Tax collection from drugstores

At the beginning of the current fiscal year, the federal government came up with a novel idea to propel drugstores into the tax net.  It required manufacturers, importers, and distributors of medicines to collect advance income tax from retailers, that is, drugstore owners.

The FBR believed the policy would expand the tax net to not only tens of thousands of drugstores but also thousands of dealers, sub-dealers, and wholesalers. The policy was designed as a documentation measure and nominal withholding tax collection at the rates of 0.1% and 0.5% on sales to distributors and retailers respectively was required to be collected by the sellers under the provisions of sections 236G and 236H of the Income Tax Ordinance, 2001, according to an FBR statement.

Fake Invoicing and tax evasion

Medicine supply chain insiders say most of the drugstore owners were hesitant to register with the FBR. They did not want to share the purchase details or other business information with the government. The situation led to some distributors/sellers using fake invoices and other tricks to elude documentation. To facilitate a hesitant retailer they would either create the invoice in the name of other reputable retailers who were already part of the tax net or they would backdate the invoice, selecting any date before June 2021 when the new policy had not been reinforced. Some of the retailers were sold medicines without an invoice, insiders told SAMAA Digital.

The malpractice did not end there. Although sellers ‘facilitated’ the hesitant retailers through fake or zero invoicing, they still collected 1pc advance income tax, which they never deposited with the FBR. “They have put this money in their own pocket,” a source says.

Ostensibly, FBR’s vague policies and lack of a well-elaborated collection mechanism has enabled sellers and distributors to siphon off the tax money.

The confusion over the tax collection mechanism has also caused trouble for genuine players. Wholesale Chemist Council of Pakistan President Atif Blue said the government had required wholesalers to submit the entire sale/purchase record once every fortnight, and it is a mammoth task, which would force wholesalers to hire additional staff that needs to be paid salary. The situation would increase the cost of doing business, he said speaking to SAMAA Digital.
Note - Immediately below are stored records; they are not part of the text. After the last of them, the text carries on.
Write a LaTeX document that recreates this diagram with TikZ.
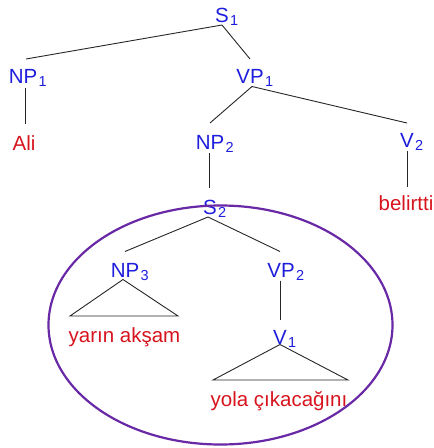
\documentclass[tikz,border=0pt]{standalone}
\usepackage{fontspec}
\setmainfont{Liberation Sans}
\definecolor{catblue}{RGB}{30,30,220}
\definecolor{wordred}{RGB}{215,20,30}
\definecolor{ringpurple}{RGB}{105,40,165}
\newcommand\lsub[1]{\rlap{\kern1.4pt\raisebox{-2.8pt}{\fontsize{14.5}{14.5}\selectfont #1}}}
\begin{document}
\begin{tikzpicture}[x=1pt,y=-1pt,
  cat/.style={inner sep=0pt,text height=14.6pt,text depth=0pt,font=\fontsize{20.5}{20.5}\selectfont,text=catblue},
  word/.style={inner sep=0pt,text height=14.6pt,text depth=0pt,font=\fontsize{20.5}{20.5}\selectfont,text=wordred},
  edge/.style={draw=black!85,line width=0.9pt}]
\useasboundingbox (0,0) rectangle (434,448);
\node[cat] (S1) at (222,15) {S\lsub{1}};
\node[cat] (NP1) at (23,76.5) {NP\lsub{1}};
\node[cat] (VP1) at (250,76) {VP\lsub{1}};
\node[word] (Ali) at (24,143) {Ali};
\node[cat] (NP2) at (210,142.5) {NP\lsub{2}};
\node[cat] (V2) at (407,140.5) {V\lsub{2}};
\node[word] (bel) at (406,203.5) {belirtti};
\node[cat] (S2) at (210,207.5) {S\lsub{2}};
\node[cat] (NP3) at (125,270) {NP\lsub{3}};
\node[cat] (VP2) at (281,270) {VP\lsub{2}};
\node[cat] (V1) at (280,337) {V\lsub{1}};
\node[word] (ya) at (124.5,335) {yarın akşam};
\node[word] (yc) at (279,399.5) {yola çıkacağını};
\coordinate (t1l) at (70,316);
\coordinate (t1r) at (178,316);
\coordinate (t2l) at (213,380);
\coordinate (t2r) at (348,380);
\draw[edge] ([yshift=-2.5pt]S1.south) -- ([xshift=3pt,yshift=10pt]NP1.north);
\draw[edge] ([yshift=-2.5pt]S1.south) -- ([yshift=9.5pt]VP1.north);
\draw[edge] ([xshift=2pt,yshift=-4pt]NP1.south) -- ([xshift=1pt,yshift=12pt]Ali.north);
\draw[edge] ([xshift=2pt,yshift=-3pt]VP1.south) -- ([yshift=12pt]NP2.north);
\draw[edge] ([xshift=2pt,yshift=-3pt]VP1.south) -- ([yshift=10pt]V2.north);
\draw[edge] ([xshift=-1pt,yshift=-3pt]NP2.south) -- ([xshift=-1pt,yshift=12pt]S2.north);
\draw[edge] ([yshift=-3pt]V2.south) -- ([xshift=1pt,yshift=9pt]bel.north);
\draw[edge] ([xshift=-2pt,yshift=-2pt]S2.south) -- ([yshift=11pt]NP3.north);
\draw[edge] ([xshift=-2pt,yshift=-2pt]S2.south) -- ([xshift=-1pt,yshift=11pt]VP2.north);
\draw[edge] ([xshift=-1pt,yshift=-3pt]VP2.south) -- ([yshift=10pt]V1.north);
\draw[edge] ([xshift=-2pt,yshift=-2pt]NP3.south) -- (t1l) -- (t1r) -- cycle;
\draw[edge] (V1.south) -- (t2l) -- (t2r) -- cycle;
\draw[ringpurple,line width=2.2pt] (220.5,325) ellipse [x radius=172,y radius=119.5];
\end{tikzpicture}
\end{document}
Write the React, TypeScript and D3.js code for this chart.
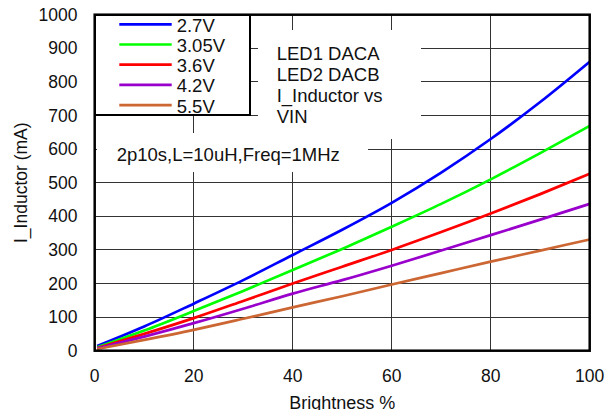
import React from "react";
import * as d3 from "d3";

const W = 606;
const H = 410;

const brightness = [0.5, 10, 20, 30, 40, 50, 60, 70, 80, 90, 100];
const seriesNames = ["2.7V", "3.05V", "3.6V", "4.2V", "5.5V"];
const seriesColors = ["#0000ff", "#00ff00", "#ff0000", "#9900cc", "#cc6633"];
const v27 = [14, 72, 140, 210, 285, 360, 440, 530, 630, 740, 860];
const v305 = [10, 60, 118, 178, 240, 303, 369, 437, 510, 588, 669];
const v36 = [8, 50, 97, 148, 200, 250, 300, 353, 408, 466, 527];
const v42 = [7, 42, 82, 125, 170, 210, 253, 298, 344, 390, 437];
const v55 = [5, 32, 62, 95, 129, 162, 197, 231, 265, 298, 331];
const seriesValues = [v27, v305, v36, v42, v55];

const xTicks = [0, 20, 40, 60, 80, 100];
const yTicks = [0, 100, 200, 300, 400, 500, 600, 700, 800, 900, 1000];
const annotLines = ["LED1 DACA", "LED2 DACB", "I_Inductor vs", "VIN"];
const noteText = "2p10s,L=10uH,Freq=1MHz";
const xTitle = "Brightness %";
const yTitle = "I_Inductor (mA)";

const FONT = "'Liberation Sans', Arial, sans-serif";

export default function App() {
  const left = 94.7, right = 589.7, top = 14.7, bottom = 350.7;
  const x = d3.scaleLinear().domain([0, 100]).range([left, right]);
  const y = d3.scaleLinear().domain([0, 1000]).range([bottom, top]);
  const line = d3
    .line<number>()
    .x((_, i) => x(brightness[i]))
    .y((d) => y(d))
    .curve(d3.curveMonotoneX);

  return (
    <svg
      width={W}
      height={H}
      style={{ position: "absolute", left: 0, top: 0, background: "#fff" }}
      fontFamily={FONT}
    >
      <rect x={0} y={0} width={W} height={H} fill="#fff" />
      {/* gridlines */}
      <g stroke="#333" strokeWidth={1} shapeRendering="crispEdges">
        {yTicks.slice(1, -1).map((t) => (
          <line key={"gy" + t} x1={left} x2={right} y1={y(t)} y2={y(t)} />
        ))}
        {xTicks.slice(1, -1).map((t) => (
          <line key={"gx" + t} x1={x(t)} x2={x(t)} y1={top} y2={bottom} />
        ))}
      </g>
      {/* series */}
      <g fill="none" strokeWidth={2.7} strokeLinejoin="round">
        {seriesValues.map((vals, i) => (
          <path key={seriesNames[i]} d={line(vals) || ""} stroke={seriesColors[i]} />
        ))}
      </g>
      {/* frame */}
      <rect x={left} y={top} width={right - left} height={bottom - top} fill="none" stroke="#000" strokeWidth={2.5} />
      {/* y tick labels */}
      <g fontSize={17.5} fill="#111">
        {yTicks.map((t) => (
          <text key={"yl" + t} x={77.5} y={y(t) + 6} textAnchor="end">
            {t}
          </text>
        ))}
        {xTicks.map((t) => (
          <text key={"xl" + t} x={x(t)} y={381.7} textAnchor="middle">
            {t}
          </text>
        ))}
      </g>
      {/* axis titles */}
      <text x={(left + right) / 2} y={409} textAnchor="middle" fontSize={18} fill="#111">
        {xTitle}
      </text>
      <text
        transform={`translate(26.5,${(top + bottom) / 2}) rotate(-90)`}
        textAnchor="middle"
        fontSize={17.5}
        fill="#111"
      >
        {yTitle}
      </text>
      {/* annotation boxes */}
      <rect x={258} y={30} width={163} height={109} fill="#fff" />
      <g fontSize={18.5} fill="#111">
        {annotLines.map((s, i) => (
          <text key={s} x={276.7} y={60 + 21 * i}>
            {s}
          </text>
        ))}
      </g>
      <rect x={97} y={133} width={271} height={39} fill="#fff" />
      <text x={116.7} y={161} fontSize={18.5} fill="#111">
        {noteText}
      </text>
      {/* legend */}
      <rect x={95} y={15} width={155} height={100} fill="#fff" stroke="#000" strokeWidth={2} />
      {seriesNames.map((n, i) => (
        <g key={"lg" + n}>
          <line x1={119.3} x2={171.7} y1={24.3 + 20.2 * i} y2={24.3 + 20.2 * i} stroke={seriesColors[i]} strokeWidth={2.7} />
          <text x={176.7} y={31.7 + 20.2 * i} fontSize={18.5} fill="#111">
            {n}
          </text>
        </g>
      ))}
    </svg>
  );
}
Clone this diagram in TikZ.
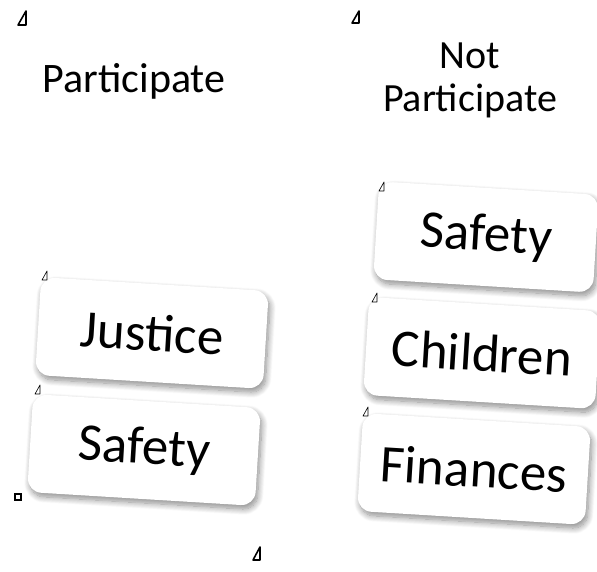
\documentclass[tikz,border=0pt]{standalone}
\usepackage{fontspec}
\setmainfont{Carlito}
\usetikzlibrary{shadows.blur}

\tikzset{
  card/.style={fill=white, rounded corners=14pt, minimum width=228pt, minimum height=98pt,
    inner sep=0pt, rotate=-3.5, font=\fontsize{53}{60}\selectfont,
    blur shadow={shadow xshift=2pt, shadow yshift=-4pt, shadow blur radius=6pt,
      shadow blur steps=12, shadow opacity=45}},
  heading/.style={align=center, font=\fontsize{42}{43}\selectfont},
  bigmark/.style={line width=1.6pt, line join=round},
  smallmark/.style={line width=0.6pt, line join=round},
}

\begin{document}
\begin{tikzpicture}[x=1pt,y=-1pt]
\useasboundingbox (0,0) rectangle (597,572);
% column headings
\node[heading] (part) at (134,81) {Participate};
\node[heading, font=\fontsize{40}{43}\selectfont] (notpart) at (470,80) {Not\\Participate};
% left column
\node[card] (justice) at (152,333) {Justice};
\node[card] (safetyl) at (144,450) {Safety};
% right column
\node[card, minimum width=220pt] (safetyr) at (486,237) {Safety};
\node[card, minimum width=232pt] (children) at (482,353) {Children};
\node[card] (finances) at (474,469) {Finances};
% anchor marks
\draw[bigmark] (18,25) -- (26,25) -- (26,11) -- cycle;
\draw[bigmark] (352,23) -- (359,23) -- (359,11) -- cycle;
\draw[bigmark] (253,560) -- (260,560) -- (260,547) -- cycle;
\draw[smallmark] (42,280) -- (47,280) -- (47,271) -- cycle;
\draw[smallmark] (35,394) -- (40,394) -- (40,385) -- cycle;
\draw[smallmark] (379,191) -- (384,191) -- (384,182) -- cycle;
\draw[smallmark] (372,302) -- (377,302) -- (377,293) -- cycle;
\draw[smallmark] (363,416) -- (368,416) -- (368,407) -- cycle;
\draw[line width=1.4pt] (15,494) rectangle (21,500);
\end{tikzpicture}
\end{document}
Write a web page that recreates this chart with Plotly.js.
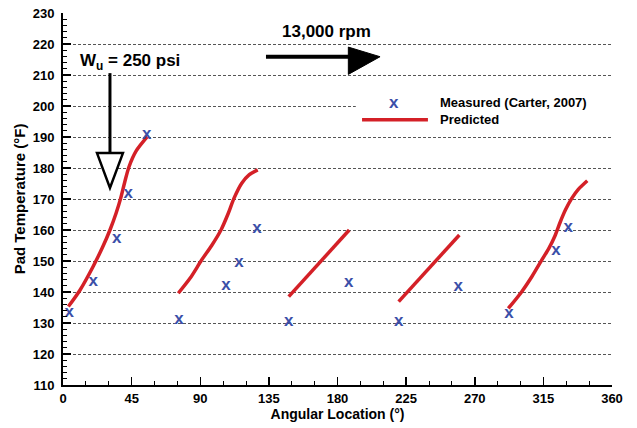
<!DOCTYPE html>
<html><head><meta charset="utf-8">
<script src="https://cdn.plot.ly/plotly-3.0.1.min.js"></script>
<style>html,body{margin:0;padding:0;background:#fff}#chart{width:637px;height:428px}</style>
</head><body><div id="chart"></div>
<script>
// Measured pad temperatures (Carter, 2007)
const measuredAngle = [4.1, 19.9, 35.2, 42.8, 54.9, 76.1, 106.9, 115.4, 127.2, 148.0, 187.3, 220.1, 259.2, 292.5, 323.3, 331.3];
const measuredTemp  = [133.3, 143.3, 157.3, 171.8, 190.6, 131.0, 141.9, 149.5, 160.3, 130.4, 143.0, 130.4, 141.7, 133.1, 153.3, 160.7];

// Predicted pad temperature curves (one per pad)
const pad1Angle = [3.5, 11, 19.5, 26, 30.8, 34.8, 37.8, 40.5, 43.3, 48, 55.3];
const pad1Temp  = [135.3, 140.5, 148, 154.5, 160, 165.4, 170.2, 175.5, 180.4, 185.5, 190.1];
const pad2Angle = [75.6, 83.3, 90.9, 97.5, 103.6, 108.4, 112.1, 117.2, 122, 127.7];
const pad2Temp  = [139.6, 144.4, 150.3, 155, 160, 165.4, 170.2, 175.1, 177.8, 179.4];
const pad3Angle = [148, 187.7];
const pad3Temp  = [138.5, 160];
const pad4Angle = [220.1, 259.9];
const pad4Temp  = [136.9, 158.4];
const pad5Angle = [292, 300.8, 307.5, 313.9, 318.5, 322.5, 326, 329.5, 333.6, 337.9, 343.8];
const pad5Temp  = [134.7, 140.1, 145, 150.3, 154, 158, 162.5, 166.5, 170.2, 173.1, 175.9];

const legendLabels = ['Measured (Carter, 2007)', 'Predicted'];

const RED = '#d42027', BLUE = '#3b4fa8';
const FONT = 'Liberation Sans, Arial, sans-serif';

const padCurves = [[pad1Angle, pad1Temp], [pad2Angle, pad2Temp], [pad3Angle, pad3Temp], [pad4Angle, pad4Temp], [pad5Angle, pad5Temp]];
const traces = padCurves.map((c, i) => ({
  x: c[0], y: c[1], type: 'scatter', mode: 'lines', name: legendLabels[1],
  line: {color: RED, width: 3.5, shape: 'spline', smoothing: 0.8},
  showlegend: false, hoverinfo: 'x+y'
}));
traces.push({
  x: measuredAngle, y: measuredTemp, type: 'scatter', mode: 'text', name: legendLabels[0],
  text: measuredAngle.map(() => 'x'), textposition: 'middle center',
  textfont: {family: FONT, size: 17, color: BLUE, weight: 'bold'},
  showlegend: false
});

const layout = {
  width: 637, height: 428,
  margin: {l: 63, r: 25, t: 13, b: 43},
  paper_bgcolor: '#fff', plot_bgcolor: '#fff',
  font: {family: FONT, color: '#000', weight: 'bold'},
  showlegend: false,
  xaxis: {
    range: [0, 360], dtick: 45, tick0: 0,
    ticks: 'inside', ticklen: 8, tickwidth: 1.5, tickcolor: '#000',
    minor: {dtick: 15, ticks: 'inside', ticklen: 4, tickwidth: 1, tickcolor: '#000', showgrid: false},
    showline: true, linecolor: '#000', linewidth: 2, mirror: false,
    showgrid: false, zeroline: false,
    tickfont: {family: FONT, size: 13, color: '#000', weight: 'bold'},
    title: {text: 'Angular Location (°)', font: {family: FONT, size: 14, color: '#000', weight: 'bold'}, standoff: 4}
  },
  yaxis: {
    range: [110, 230], dtick: 10, tick0: 110,
    ticks: 'inside', ticklen: 8, tickwidth: 1.5, tickcolor: '#000',
    minor: {dtick: 2, ticks: 'inside', ticklen: 4, tickwidth: 1, tickcolor: '#000', showgrid: false},
    showline: true, linecolor: '#000', linewidth: 2, mirror: false,
    showgrid: true, gridcolor: '#555', gridwidth: 1, griddash: '3px,2px',
    zeroline: false, ticklabelstandoff: 4,
    tickfont: {family: FONT, size: 13, color: '#000', weight: 'bold'},
    title: {text: 'Pad Temperature (°F)', font: {family: FONT, size: 15, color: '#000', weight: 'bold'}, standoff: 3}
  },
  shapes: [
    // legend background
    {type: 'rect', xref: 'x', yref: 'y', x0: 192, x1: 360, y0: 192.3, y1: 204.5, layer: 'between', fillcolor: '#fff', line: {width: 0}},
    // legend line sample
    {type: 'line', xref: 'x', yref: 'y', x0: 196.1, x1: 239.3, y0: 195.6, y1: 195.6, line: {color: RED, width: 3.5}},
    // load arrow (hollow head)
    {type: 'line', xref: 'x', yref: 'y', x0: 30.8, x1: 30.8, y0: 210.6, y1: 184.8, line: {color: '#000', width: 3}},
    {type: 'path', xref: 'x', yref: 'y', path: 'M 22.3 184.8 L 39.3 184.8 L 30.8 173.6 Z', fillcolor: '#fff', line: {color: '#000', width: 2.5}},
    // rotation arrow (filled head)
    {type: 'line', xref: 'x', yref: 'y', x0: 133.1, x1: 188, y0: 215.9, y1: 215.9, line: {color: '#000', width: 4}},
    {type: 'path', xref: 'x', yref: 'y', path: 'M 187.1 219.0 L 207.9 215.9 L 187.1 210.2 Z', fillcolor: '#000', line: {color: '#000', width: 1}}
  ],
  annotations: [
    {xref: 'x', yref: 'y', x: 9.8, y: 214.2, xanchor: 'left', yanchor: 'middle', showarrow: false,
     text: 'W<sub>u</sub> = 250 psi', font: {family: FONT, size: 17, color: '#000', weight: 'bold'}},
    {xref: 'x', yref: 'y', x: 172.5, y: 223.9, xanchor: 'center', yanchor: 'middle', showarrow: false,
     text: '13,000 rpm', font: {family: FONT, size: 17, color: '#000', weight: 'bold'}},
    {xref: 'x', yref: 'y', x: 217.0, y: 201.0, xanchor: 'center', yanchor: 'middle', showarrow: false,
     text: 'x', font: {family: FONT, size: 17, color: BLUE, weight: 'bold'}},
    {xref: 'x', yref: 'y', x: 245.9, y: 201.0, xanchor: 'left', yanchor: 'middle', showarrow: false,
     text: legendLabels[0], font: {family: FONT, size: 13, color: '#000', weight: 'bold'}},
    {xref: 'x', yref: 'y', x: 245.9, y: 195.6, xanchor: 'left', yanchor: 'middle', showarrow: false,
     text: legendLabels[1], font: {family: FONT, size: 13, color: '#000', weight: 'bold'}}
  ]
};

Plotly.newPlot('chart', traces, layout, {displayModeBar: false, staticPlot: true});
</script>
</body></html>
Blue confirmed that some of the distributors were selling medicine without collecting the required data, such as CNIC information, from retailers.  He said others were following the government policy and this division had disrupted the market in a negative way, opening new venues for corrupt practices.

“It’s the FBR which is responsible for tax collection. Requiring wholesalers to perform the role of tax agent would only complicate things,” he said.

Medicine Prices and Shortage

The FBR policy to collect 1pc advance income tax at the sale of medicine to retailers has caused an uptick in medicine prices. When the price hike was reported, the FBR responded by issuing a press statement to clarify that the advance income tax was adjustable.

“This is not a tax on the medicines but on the income of traders involved in the supply chain.  This tax is adjustable against the final tax liability. This rate of tax is much below than the tax liability of the traders involved in whole sale and retail of medicines. The supply chain of medicines below the manufacturers and importers carries profit margin of 25% to 40%. The major part of the supply chain is out of tax net, therefore, this documentation measure has been taken,” the FBR said.

Speaking to SAMAA Digital Senior Vice Chairman Pakistan Chemist and Druggist Association Sindh Zone Abdulsamad Budhani said many retailers refused to provide their CNICs when they made the purchase and the sellers had to cancel the order. He said the association had pleaded with the FBR officials to postpone the tax collection until a workable tax collection mechanism was put in place.

The present mechanism to collect advance income was doing more harm than good, he said.

Budhani proposed a more effective method to widen the tax net. He said if the government links drugstore licenses with NTN certificates, all of the retailers will become part of the tax net.

The new tax on drugstores and pharmacies has irked the owners. They closed drugstores and pharmacies for a day on July 15 as part of a one-day strike to protest the advance income tax.